Files
homelab/docker/stacks/paperless/README.md

76 lines
3.2 KiB
Markdown

# Paperless-ngx Stack
A document management system that transforms your physical documents into a searchable online archive. Scan, index, and archive all your documents with powerful OCR and AI-powered organization.
## Services Overview
- **webserver**: Main Paperless-ngx application with web interface and API
- **db**: PostgreSQL database for document metadata and full-text search
- **broker**: Redis message broker for background task processing
- **gotenberg**: Document conversion service for Office files and web pages
- **tika**: Text extraction service for various file formats
- **backup-files**: Automated file backups using resticprofile with AWS S3
- **backup-database**: Automated PostgreSQL database dumps
## Key Features
- **OCR Processing**: Automatic text extraction from scanned documents
- **AI Tagging**: Machine learning-powered document classification and tagging
- **Full-Text Search**: Fast searching across all document contents
- **Document Types**: Support for PDF, images, Office documents, emails
- **Web Interface**: Modern, responsive web UI for document management
- **REST API**: Full API for integration with other applications
- **Barcode Support**: QR code and barcode recognition for automated filing
- **Email Integration**: Import documents via email
- **Multi-user**: User management with permission controls
## Links & Documentation
- **Official Website**: https://paperless-ngx.com/
- **GitHub Repository**: https://github.com/paperless-ngx/paperless-ngx
- **Documentation**: https://docs.paperless-ngx.com/
- **Docker Hub**: https://hub.docker.com/r/paperlessngx/paperless-ngx
- **Demo**: https://demo.paperless-ngx.com/ (admin/demo)
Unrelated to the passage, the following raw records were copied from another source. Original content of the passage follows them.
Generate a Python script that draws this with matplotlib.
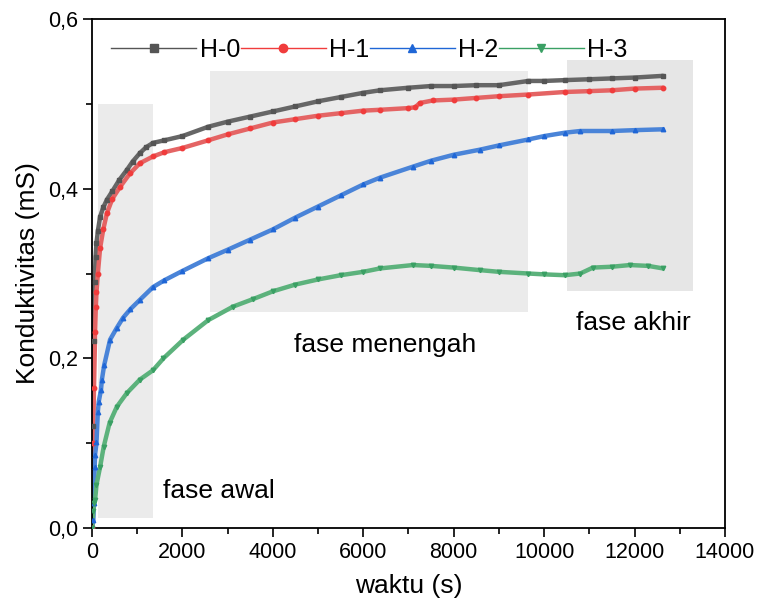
import matplotlib
matplotlib.use("Agg")
import matplotlib.pyplot as plt
from matplotlib.lines import Line2D
from matplotlib.patches import Rectangle
from matplotlib.ticker import MultipleLocator, FuncFormatter

plt.rcParams['font.family'] = ['Liberation Sans', 'DejaVu Sans']

series_names = ["H-0", "H-1", "H-2", "H-3"]

t_h0 = [0, 20, 40, 60, 80, 100, 130, 180, 250, 330, 450, 600, 770, 900, 1060, 1200, 1350, 1600, 2000, 2570,
        3000, 3500, 4000, 4500, 5000, 5500, 6000, 6370, 7000, 7500, 8000, 8500, 9000, 9650, 10000, 10460,
        11000, 11500, 12000, 12630]
v_h0 = [0.0, 0.12, 0.22, 0.29, 0.32, 0.336, 0.35, 0.367, 0.378, 0.387, 0.397, 0.41, 0.422, 0.432, 0.442, 0.449,
        0.454, 0.457, 0.462, 0.473, 0.479, 0.485, 0.491, 0.497, 0.503, 0.508, 0.513, 0.516, 0.519, 0.521, 0.521,
        0.522, 0.522, 0.527, 0.527, 0.528, 0.529, 0.530, 0.531, 0.533]

t_h1 = [0, 20, 45, 70, 85, 100, 130, 180, 250, 330, 450, 620, 840, 1060, 1350, 1600, 2000, 2570, 3000, 3500,
        4000, 4500, 5000, 5500, 6000, 6370, 7000, 7150, 7250, 7540, 8000, 8500, 9000, 9650, 10460, 11000,
        11500, 12000, 12630]
v_h1 = [0.0, 0.1, 0.165, 0.231, 0.26, 0.278, 0.30, 0.33, 0.352, 0.371, 0.388, 0.402, 0.418, 0.43, 0.438, 0.443,
        0.448, 0.457, 0.464, 0.471, 0.478, 0.482, 0.486, 0.489, 0.492, 0.493, 0.495, 0.496, 0.501, 0.504, 0.505,
        0.507, 0.509, 0.511, 0.514, 0.515, 0.516, 0.518, 0.519]

t_h2 = [0, 30, 45, 60, 70, 100, 130, 150, 200, 220, 270, 400, 550, 690, 850, 1060, 1350, 1600, 2000, 2570,
        3000, 3500, 4000, 4500, 5000, 5500, 6000, 6370, 7100, 7500, 8000, 8580, 9000, 9650, 10000, 10460,
        10800, 11500, 12000, 12630]
v_h2 = [0.0, 0.009, 0.03, 0.072, 0.086, 0.101, 0.137, 0.149, 0.163, 0.175, 0.192, 0.222, 0.236, 0.248, 0.258,
        0.269, 0.284, 0.292, 0.303, 0.318, 0.328, 0.34, 0.352, 0.366, 0.379, 0.392, 0.405, 0.413, 0.426, 0.433,
        0.44, 0.446, 0.451, 0.458, 0.462, 0.466, 0.468, 0.468, 0.469, 0.470]

t_h3 = [0, 30, 50, 70, 100, 180, 260, 390, 550, 770, 1060, 1350, 1580, 2020, 2570, 3120, 3570, 4000, 4500,
        5000, 5500, 6000, 6370, 7100, 7500, 8000, 8580, 9000, 9650, 10000, 10460, 10800, 11080, 11500, 11900,
        12300, 12630]
v_h3 = [0.0, 0.02, 0.03, 0.033, 0.051, 0.072, 0.096, 0.124, 0.143, 0.159, 0.175, 0.186, 0.2, 0.222, 0.245,
        0.261, 0.27, 0.279, 0.287, 0.293, 0.298, 0.302, 0.306, 0.31, 0.309, 0.307, 0.304, 0.302, 0.300, 0.299,
        0.298, 0.300, 0.307, 0.308, 0.31, 0.309, 0.306]

phase_labels = ["fase awal", "fase menengah", "fase akhir"]
phase_x = [(130, 1350), (2600, 9650), (10500, 13300)]
phase_y = [(0.012, 0.5), (0.255, 0.539), (0.279, 0.552)]
phase_colors = ["#ebebeb", "#ebebeb", "#e6e6e6"]

line_colors = ["#666666", "#e46464", "#4a84d8", "#5cb27c"]
marker_colors = ["#555555", "#f03c3c", "#1f66d6", "#3aa064"]
markers = ["s", "o", "^", "v"]

fig = plt.figure(figsize=(7.57, 6.06), dpi=100)
ax = fig.add_axes([0.1215, 0.1287, 0.8362, 0.8399])

for (x0, x1), (y0, y1), c in zip(phase_x, phase_y, phase_colors):
    ax.add_patch(Rectangle((x0, y0), x1 - x0, y1 - y0, facecolor=c, edgecolor="none", zorder=0))

ts = [t_h0, t_h1, t_h2, t_h3]
vs = [v_h0, v_h1, v_h2, v_h3]
for t, v, lc, mc, m in zip(ts, vs, line_colors, marker_colors, markers):
    ax.plot(t, v, color=lc, lw=3.2, solid_capstyle="round", zorder=2)
    ax.plot(t, v, color=mc, lw=1.0, marker=m, ms=3.2, mec=mc, mfc=mc, ls="none", zorder=3)

ax.text(1570, 0.044, phase_labels[0], fontsize=19, ha="left", va="center")
ax.text(6480, 0.216, phase_labels[1], fontsize=19, ha="center", va="center")
ax.text(10700, 0.242, phase_labels[2], fontsize=19, ha="left", va="center")

ax.set_xlim(0, 14000)
ax.set_ylim(0, 0.6)
ax.xaxis.set_major_locator(MultipleLocator(2000))
ax.xaxis.set_minor_locator(MultipleLocator(1000))
ax.yaxis.set_major_locator(MultipleLocator(0.2))
ax.yaxis.set_minor_locator(MultipleLocator(0.1))
ax.yaxis.set_major_formatter(FuncFormatter(lambda v, p: f"{v:.1f}".replace(".", ",")))
ax.tick_params(which="both", direction="out", top=False, right=False, labelsize=15.5, width=1.2)
ax.tick_params(which="major", length=6.5)
ax.tick_params(which="minor", length=4.5)
for s in ax.spines.values():
    s.set_linewidth(1.3)

ax.set_xlabel("waktu (s)", fontsize=19, labelpad=8)
ax.set_ylabel("Konduktivitas (mS)", fontsize=19, labelpad=6)

handles = [Line2D([], [], color=lc, lw=1.0, marker=m, ms=6, mec=mc, mfc=mc)
           for lc, mc, m in zip(marker_colors, marker_colors, markers)]
ax.legend(handles, series_names, ncol=4, loc="upper left", bbox_to_anchor=(0.005, 0.995),
          frameon=False, fontsize=18, handlelength=3.4, handletextpad=0.15, columnspacing=0.0,
          borderaxespad=0.25)

fig.savefig("out.png", dpi=100)
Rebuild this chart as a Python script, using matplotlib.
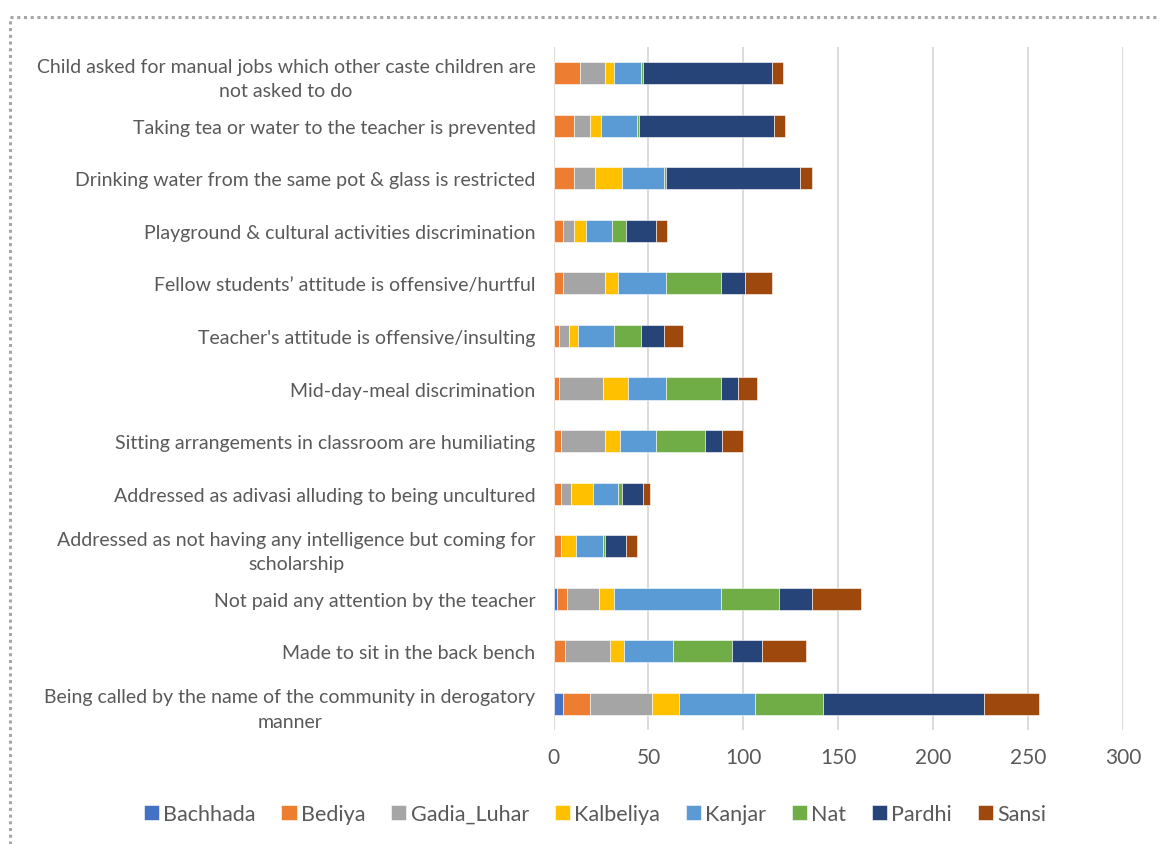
import numpy as np
import matplotlib.pyplot as plt
from matplotlib.lines import Line2D

plt.rcParams['font.family'] = ['Lato', 'DejaVu Sans']

# categories, top to bottom as in the chart
categories = [
    "Child asked for manual jobs which other caste children are\nnot asked to do",
    "Taking tea or water to the teacher is prevented",
    "Drinking water from the same pot & glass is restricted",
    "Playground & cultural activities discrimination",
    "Fellow students\u2019 attitude is offensive/hurtful",
    "Teacher's attitude is offensive/insulting",
    "Mid-day-meal discrimination",
    "Sitting arrangements in classroom are humiliating",
    "Addressed as adivasi alluding to being uncultured",
    "Addressed as not having any intelligence but coming for\nscholarship",
    "Not paid any attention by the teacher",
    "Made to sit in the back bench",
    "Being called by the name of the community in derogatory\nmanner",
]

communities = ["Bachhada", "Bediya", "Gadia_Luhar", "Kalbeliya", "Kanjar", "Nat", "Pardhi", "Sansi"]
colors = ["#4472C4", "#ED7D31", "#A5A5A5", "#FFC000", "#5B9BD5", "#70AD47", "#264478", "#9E480E"]

bachhada = [0, 0, 0, 0, 0, 0, 0, 0, 0, 0, 2, 0, 5]
bediya = [14, 11, 11, 5, 5, 3, 3, 4, 4, 4, 5, 6, 14]
gadia_luhar = [13, 8, 11, 6, 22, 5, 23, 23, 5, 0, 17, 24, 33]
kalbeliya = [5, 6, 14, 6, 7, 5, 13, 8, 12, 8, 8, 7, 14]
kanjar = [14, 19, 22, 14, 25, 19, 20, 19, 13, 14, 56, 26, 40]
nat = [1, 1, 1, 7, 29, 14, 29, 26, 2, 1, 31, 31, 36]
pardhi = [68, 71, 71, 16, 13, 12, 9, 9, 11, 11, 17, 16, 85]
sansi = [6, 6, 6, 6, 14, 10, 10, 11, 4, 6, 26, 23, 29]

series = [bachhada, bediya, gadia_luhar, kalbeliya, kanjar, nat, pardhi, sansi]
xticks = [0, 50, 100, 150, 200, 250, 300]

fig = plt.figure(figsize=(11.6, 8.45), dpi=100)
ax = fig.add_axes([0.4772, 0.1349, 0.4909, 0.8083])

y = np.arange(len(categories))
left = np.zeros(len(categories))
for name, vals, c in zip(communities, series, colors):
    vals = np.array(vals, dtype=float)
    ax.barh(y, vals, left=left, height=0.42, color=c, label=name,
            edgecolor='white', linewidth=0.4, zorder=3)
    left += vals

ax.set_ylim(len(categories) - 0.5, -0.5)
ax.set_xlim(0, 300)
ax.set_xticks(xticks)
ax.set_yticks(y)
ax.set_yticklabels(categories, fontsize=14, color='#595959', linespacing=1.55)
for lab in ax.get_yticklabels():
    lab.set_multialignment('center')
ax.tick_params(axis='y', length=0, pad=13)
ax.tick_params(axis='x', length=0, labelsize=15, labelcolor='#595959', pad=12)
ax.grid(axis='x', color='#D9D9D9', linewidth=1.3, zorder=0)
for s in ax.spines.values():
    s.set_visible(False)

fig.legend(loc='center', bbox_to_anchor=(0.513, 0.036), ncol=8, frameon=False,
           fontsize=15.5, handlelength=0.7, handleheight=0.7, handletextpad=0.2,
           columnspacing=1.2, labelcolor='#595959')

# dotted chart-area border (top and left edges)
fig.add_artist(Line2D([10 / 1160, 1.0], [1 - 18 / 845, 1 - 18 / 845],
                      color='#A6A6A6', linestyle=(0, (1, 1.2)), linewidth=2.2))
fig.add_artist(Line2D([10 / 1160, 10 / 1160], [0.0, 1 - 18 / 845],
                      color='#A6A6A6', linestyle=(0, (1, 1.2)), linewidth=2.2))

fig.savefig('out.png', dpi=100)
- **Community**: https://github.com/paperless-ngx/paperless-ngx/discussions
## Configuration
### Environment Variables
Copy `stack.env` to `stack.env.real` and configure:
- `PAPERLESS_*`: Application-specific settings (database, OCR languages, secret key)
- `TZ`: Timezone
- `TRAEFIK_DOMAIN`: Domain for web access
- `CONSUME_PATH`: Directory for automatic document consumption
- `AWS_*`: AWS S3 credentials for backups
- `SERVICE_DATA_ROOT_PATH`: Base path for service data
- `USERMAP_UID/USERMAP_GID`: User/group IDs for file permissions
### OCR Languages
Configure `PAPERLESS_OCR_LANGUAGE` and `PAPERLESS_OCR_LANGUAGES` for multi-language OCR support.
### Network Access
- **Web Interface**: Accessible via Traefik at configured domain
- **Document Consumption**: Place documents in the consume directory for automatic processing
## Document Processing Pipeline
1. **Intake**: Documents added via web upload, email, or consume folder
2. **OCR**: Text extraction using Tesseract with configured languages
3. **Text Extraction**: Additional text processing via Tika for office documents
4. **PDF Generation**: Gotenberg converts office documents to searchable PDFs
5. **Classification**: AI-powered tagging and document type detection
6. **Storage**: Organized storage with full-text search indexing
## Backup Strategy
**Database**: Hourly PostgreSQL dumps with 2-hour retention
**Files**: Automated S3 backups of documents and media using resticprofile
## Dependencies
- External Traefik reverse proxy network
- AWS S3 bucket for backups
- Consume directory for document intake